Washington People: William Hawkins

Losses due to cancer inspired physician’s pursuit of medicine, research

William Hawkins and researcher in lab
Linda Jin, MD, a Washington University School of Medicine research fellow, and William Hawkins, MD, a professor of surgery, work in Hawkins' lab. Principal investigator of a $10.4 million federal grant, Hawkins leads a national group of scientists working to develop new treatments for pancreatic cancer. (Photo: Robert Boston/School of Medicine)

William Hawkins, MD, never met the man who helped inspire him to become a cancer surgeon and researcher. Hawkins was born six months after his grandfather Gabriel Jooris, an artist and art restorer, died of the disease. But the family stories Hawkins heard painted a picture of someone who was larger than life.
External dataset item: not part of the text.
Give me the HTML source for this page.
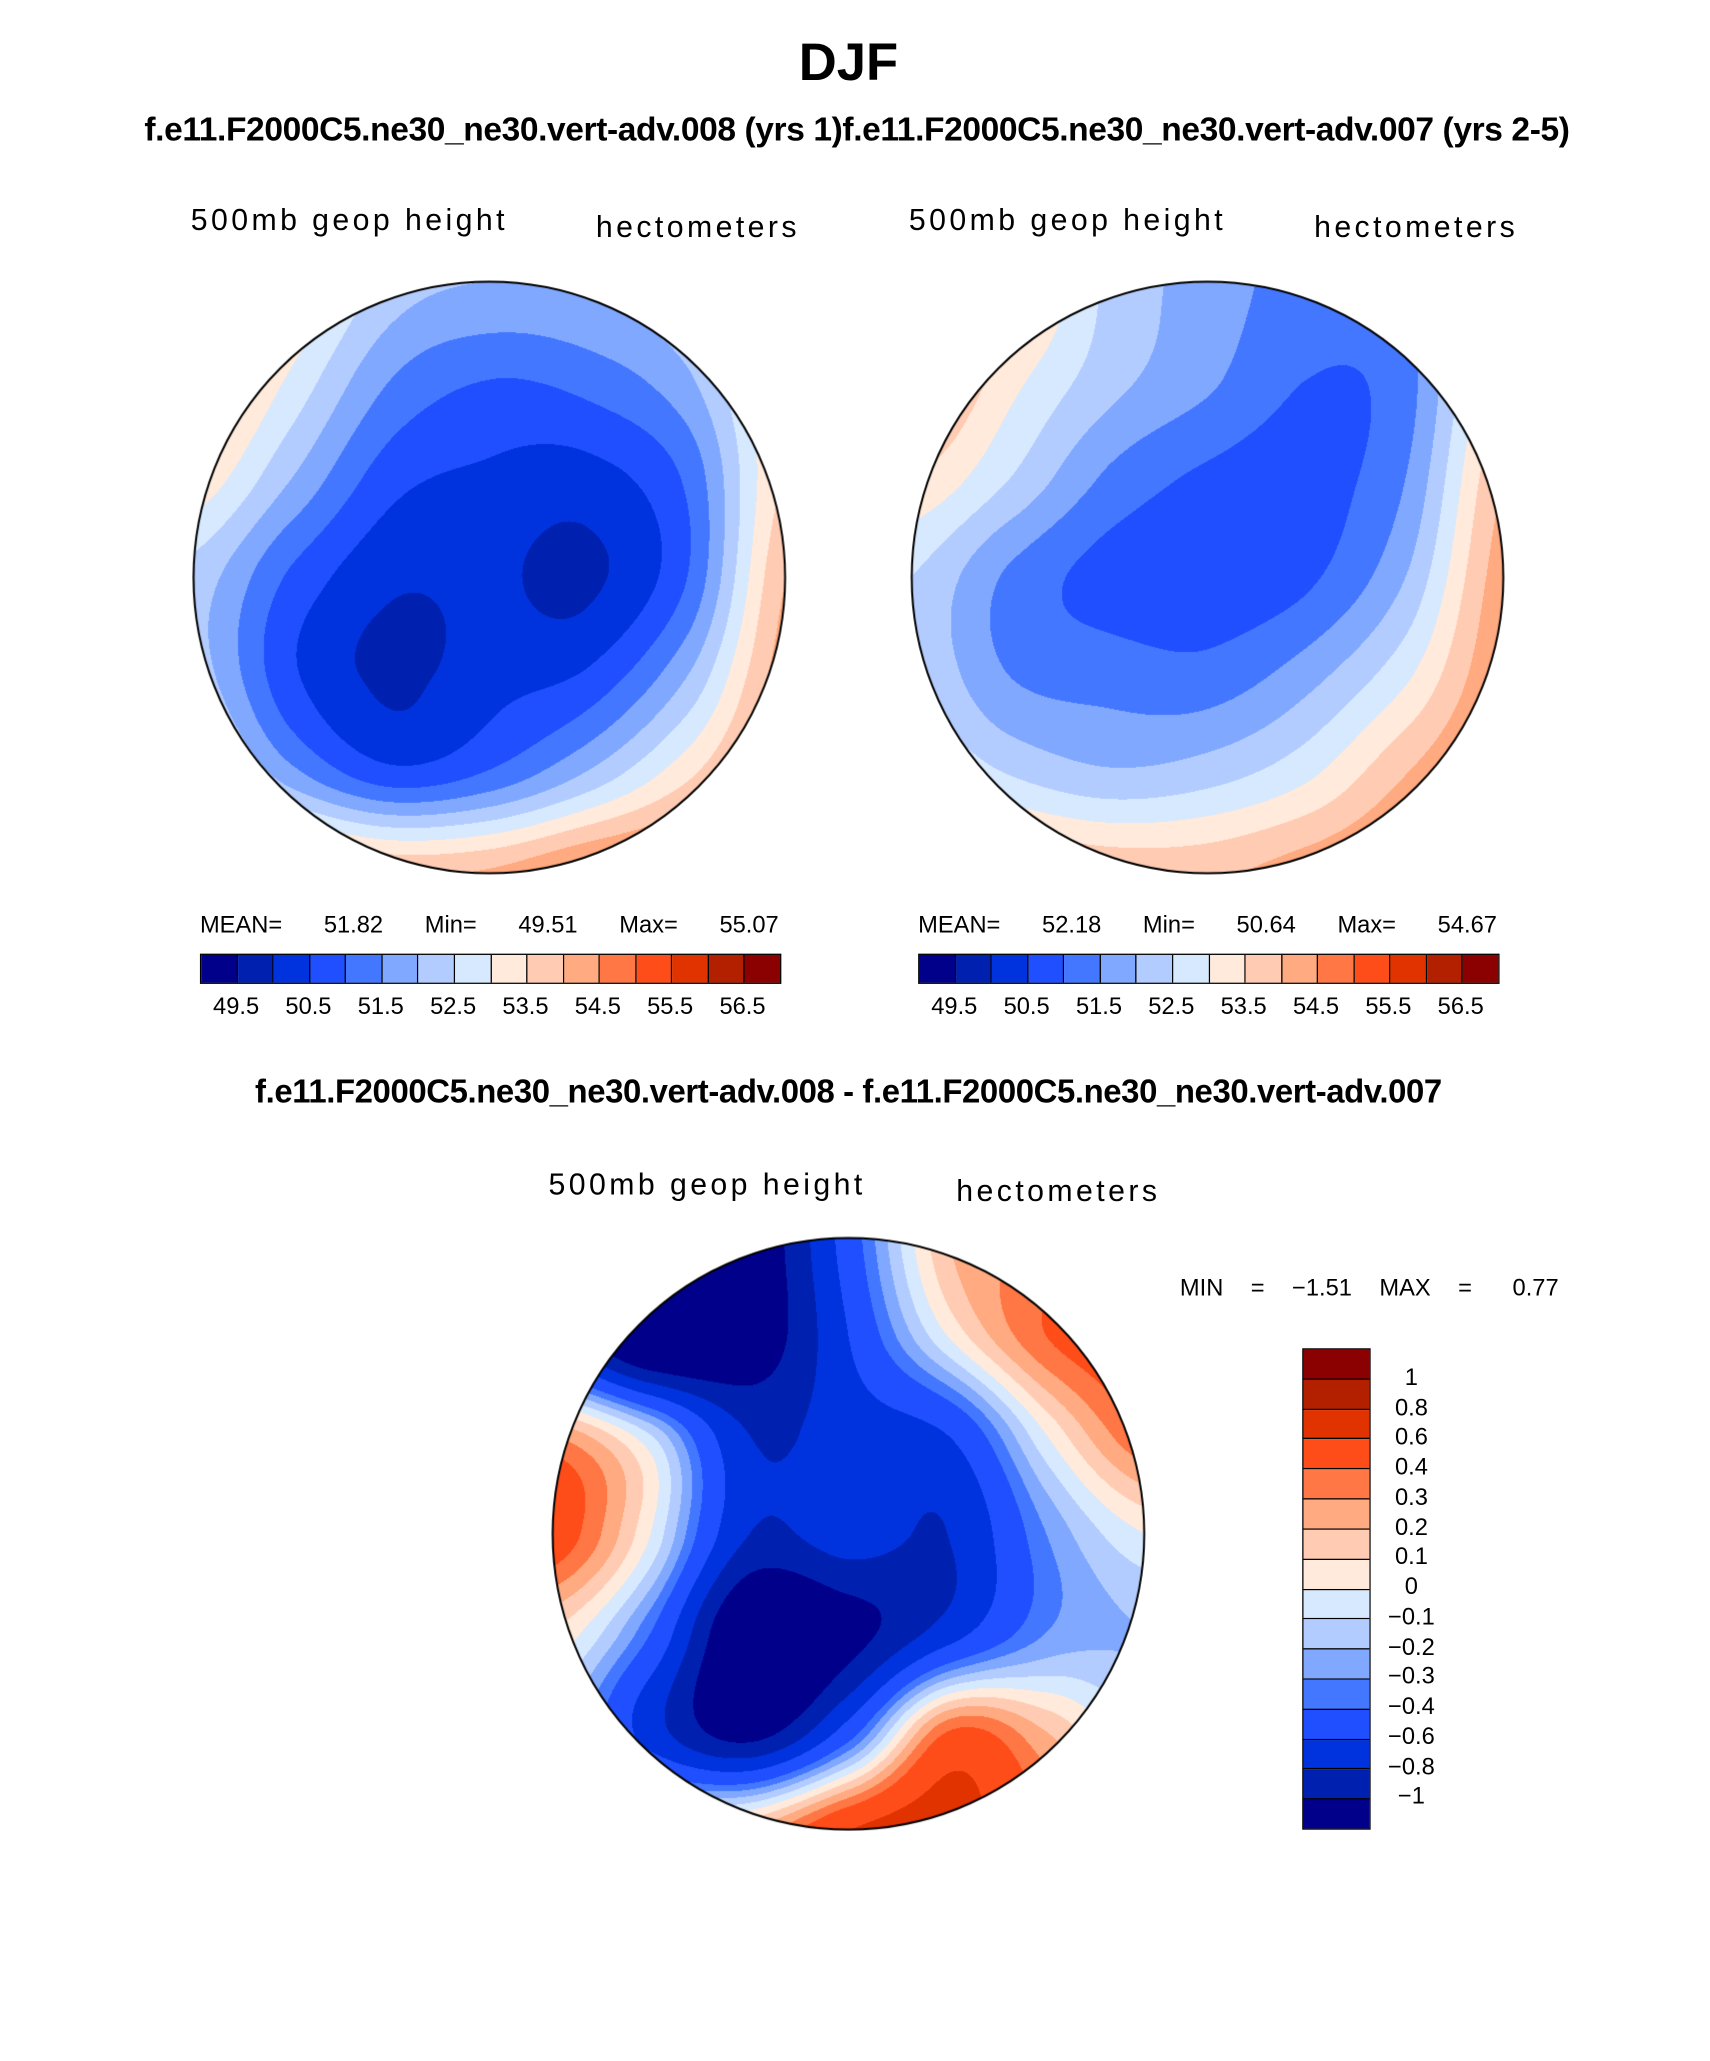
<!DOCTYPE html>
<html><head><meta charset="utf-8">
<style>
html,body{margin:0;padding:0;background:#fff;}
body{width:1710px;height:2061px;overflow:hidden;position:relative;font-family:"Liberation Sans",sans-serif;}
#wrap{position:absolute;left:0;top:0;width:1300px;height:1567px;transform:scale(1.315385);transform-origin:0 0;}
.t{position:absolute;white-space:nowrap;color:#000;}
.lbl{font-size:23px;letter-spacing:2.6px;font-weight:normal;}
.stat{font-size:18px;}
canvas{position:absolute;}
.hbar{position:absolute;display:flex;border:1.5px solid #000;height:21px;}
.hbar div{flex:1;border-right:1px solid #000;}
.hbar div:last-child{border-right:none;}
.vbar{position:absolute;display:flex;flex-direction:column;border:1.5px solid #000;width:50px;}
.vbar div{flex:1;border-bottom:1px solid #000;}
.vbar div:last-child{border-bottom:none;}
</style></head><body>
<div id="wrap">
<div class="t" style="left:0;width:1290px;text-align:center;top:26px;font-size:40px;font-weight:bold;">DJF</div>
<div class="t" style="left:0;width:1303px;text-align:center;top:85px;font-size:25.5px;font-weight:bold;letter-spacing:-0.3px;">f.e11.F2000C5.ne30_ne30.vert-adv.008 (yrs 1)f.e11.F2000C5.ne30_ne30.vert-adv.007 (yrs 2-5)</div>

<div class="t lbl" style="left:145px;top:154px;">500mb geop height</div>
<div class="t lbl" style="left:453px;top:159px;">hectometers</div>
<div class="t lbl" style="left:691px;top:154px;">500mb geop height</div>
<div class="t lbl" style="left:999px;top:159px;">hectometers</div>

<canvas id="m1" style="left:146px;top:213px;width:452px;height:452px;" width="595" height="595"></canvas>
<canvas id="m2" style="left:692px;top:213px;width:452px;height:452px;" width="595" height="595"></canvas>

<div class="t stat" style="left:152px;top:693px;width:440px;display:flex;justify-content:space-between;"><span>MEAN=</span><span>51.82</span><span>Min=</span><span>49.51</span><span>Max=</span><span>55.07</span></div>
<div class="t stat" style="left:698px;top:693px;width:440px;display:flex;justify-content:space-between;"><span>MEAN=</span><span>52.18</span><span>Min=</span><span>50.64</span><span>Max=</span><span>54.67</span></div>
<div class="hbar" id="cb1" style="left:152px;top:725px;width:440px;"></div>
<div class="hbar" id="cb2" style="left:698px;top:725px;width:440px;"></div>

<div class="t" style="left:0;width:1290px;text-align:center;top:816px;font-size:25px;font-weight:bold;letter-spacing:-0.3px;">f.e11.F2000C5.ne30_ne30.vert-adv.008 - f.e11.F2000C5.ne30_ne30.vert-adv.007</div>
<div class="t lbl" style="left:417px;top:887px;">500mb geop height</div>
<div class="t lbl" style="left:727px;top:892px;">hectometers</div>
<canvas id="m3" style="left:419px;top:940px;width:452px;height:452px;" width="595" height="595"></canvas>
<div class="t stat" style="left:897px;top:969px;width:288px;display:flex;justify-content:space-between;"><span>MIN</span><span>=</span><span>&minus;1.51</span><span>MAX</span><span>=</span><span>&nbsp;&nbsp;0.77</span></div>
<div class="vbar" id="cb3" style="left:990px;top:1025px;height:364px;"></div>
</div>
<script>
const levelColors=['#00008B','#0020B0','#0033DD','#1F4FFF','#4477FF','#80A8FF','#B3CCFF','#D6E9FF','#FFEADB','#FFCCB3','#FFAA80','#FF7744','#FF4D1A','#E03300','#B32000','#8B0000'];
const absLevels=[49.5,50,50.5,51,51.5,52,52.5,53,53.5,54,54.5,55,55.5,56,56.5];
const absTickLabels=['49.5','50.5','51.5','52.5','53.5','54.5','55.5','56.5'];
const diffLevels=[-1,-0.8,-0.6,-0.4,-0.3,-0.2,-0.1,0,0.1,0.2,0.3,0.4,0.6,0.8,1];
const diffTickLabels=['\u22121','\u22120.8','\u22120.6','\u22120.4','\u22120.3','\u22120.2','\u22120.1','0','0.1','0.2','0.3','0.4','0.6','0.8','1'];
const leftField=[
[54.6,53.6,52.3,52.0,52.1,52.6,54.0],
[54.2,52.9,51.5,51.0,51.2,51.9,53.6],
[53.4,52.0,50.7,50.4,50.3,51.1,53.6],
[52.3,50.9,50.1,50.1,49.9,51.0,54.0],
[52.3,50.6,49.9,50.3,50.6,52.0,54.3],
[53.3,51.7,50.7,51.1,52.1,53.4,54.7],
[55.0,54.5,54.0,54.1,54.7,55.0,55.5]];
const rightField=[
[55.0,54.0,52.4,51.8,51.3,51.6,53.0],
[54.5,53.2,52.2,51.6,51.0,51.3,53.5],
[53.5,52.5,51.4,50.9,50.8,51.5,54.0],
[52.5,51.4,50.8,50.7,50.9,52.0,54.3],
[52.5,51.5,51.3,51.2,51.8,52.9,54.5],
[53.2,52.5,52.1,52.3,52.9,54.0,54.8],
[54.5,54.2,53.9,53.9,54.3,54.7,55.0]];
const diffField=[
[-1.0,-1.3,-1.2,-0.5,0.2,0.3,0.4],
[-0.8,-1.4,-1.2,-0.6,0.0,0.4,0.5],
[0.3,-0.1,-0.8,-0.7,-0.6,0.0,0.4],
[0.5,0.0,-0.8,-0.7,-0.8,-0.3,0.0],
[0.1,-0.4,-1.3,-1.1,-0.7,-0.3,-0.2],
[-0.1,-0.7,-1.1,-0.5,0.4,0.2,-0.1],
[0.2,0.1,0.2,0.6,0.7,0.4,0.1]];

function cr(p0,p1,p2,p3,t){return 0.5*((2*p1)+(-p0+p2)*t+(2*p0-5*p1+4*p2-p3)*t*t+(-p0+3*p1-3*p2+p3)*t*t*t);}
function sample(g,u,v){
  const n=g.length-1;const x=u*n,y=v*n;
  let i=Math.min(Math.floor(x),n-1),j=Math.min(Math.floor(y),n-1);
  const tx=x-i,ty=y-j;const G=(a,b)=>g[Math.max(0,Math.min(n,b))][Math.max(0,Math.min(n,a))];
  const r=[];for(let k=-1;k<3;k++){r.push(cr(G(i-1,j+k),G(i,j+k),G(i+1,j+k),G(i+2,j+k),tx));}
  return cr(r[0],r[1],r[2],r[3],ty);
}
function hex(h){return [parseInt(h.slice(1,3),16),parseInt(h.slice(3,5),16),parseInt(h.slice(5,7),16)];}
const rgb=levelColors.map(hex);
function drawMap(id,field,levels){
  const c=document.getElementById(id);const ctx=c.getContext('2d');const W=c.width;
  const img=ctx.createImageData(W,W);const R=W/2-1.5;
  for(let y=0;y<W;y++)for(let x=0;x<W;x++){
    const dx=x+0.5-W/2,dy=y+0.5-W/2;if(dx*dx+dy*dy>R*R)continue;
    const val=sample(field,x/(W-1),y/(W-1));
    let k=0;while(k<levels.length&&val>=levels[k])k++;
    const col=rgb[k];const o=(y*W+x)*4;
    img.data[o]=col[0];img.data[o+1]=col[1];img.data[o+2]=col[2];img.data[o+3]=255;
  }
  ctx.putImageData(img,0,0);
  ctx.beginPath();ctx.arc(W/2,W/2,R,0,Math.PI*2);ctx.lineWidth=2;ctx.strokeStyle='#000';ctx.stroke();
}
drawMap('m1',leftField,absLevels);
drawMap('m2',rightField,absLevels);
drawMap('m3',diffField,diffLevels);

function hbar(id,left){
  const bar=document.getElementById(id);
  levelColors.forEach((col,i)=>{const d=document.createElement('div');
    
    
    d.style.background=col;bar.appendChild(d);});
  const wrap=document.getElementById('wrap');
  absTickLabels.forEach((t,i)=>{const s=document.createElement('div');
    
    
    s.className='t stat';s.textContent=t;
    const bx=left+(2*i+1)*440/16;
    s.style.left=(bx-40)+'px';s.style.width='80px';s.style.textAlign='center';s.style.top='755px';
    wrap.appendChild(s);});
}
hbar('cb1',152);hbar('cb2',698);

(function(){
  const bar=document.getElementById('cb3');
  levelColors.slice().reverse().forEach(col=>{const d=document.createElement('div');
    
    
    d.style.background=col;bar.appendChild(d);});
  const wrap=document.getElementById('wrap');const h=364/16;
  diffTickLabels.slice().reverse().forEach((t,i)=>{const s=document.createElement('div');
    
    
    s.className='t stat';s.textContent=t;
    s.style.left='1048px';s.style.width='50px';s.style.textAlign='center';
    s.style.top=(1025+(i+1)*h-11)+'px';
    wrap.appendChild(s);});
})();
</script>
</body></html>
Jooris grew up in Belgium during World War II, when the Nazis stole and destroyed many works of art. He would go on to write a book, translated into dozens of languages, about restoring art instead of painting over it, a common practice at the time.

“He apparently was the life of a party. He participated in church plays. He was a professional artist; he did stained glass and needlework. He has work in museums in Canada. That somebody who was so meaningful to my family had cancer really affected me.”

As a child, Hawkins lost a cousin and a classmate to cancer, too.

“While I didn’t know then that I wanted to be a doctor, I thought I wanted to do something about the problem of cancer,” he said.

Today, Hawkins is the Neidorff Family and Robert C. Packman Professor of Surgery and chief of the Hepatobiliary-Pancreatic and Gastrointestinal Surgery Section at Washington University School of Medicine in St. Louis and a physician at Siteman Cancer Center.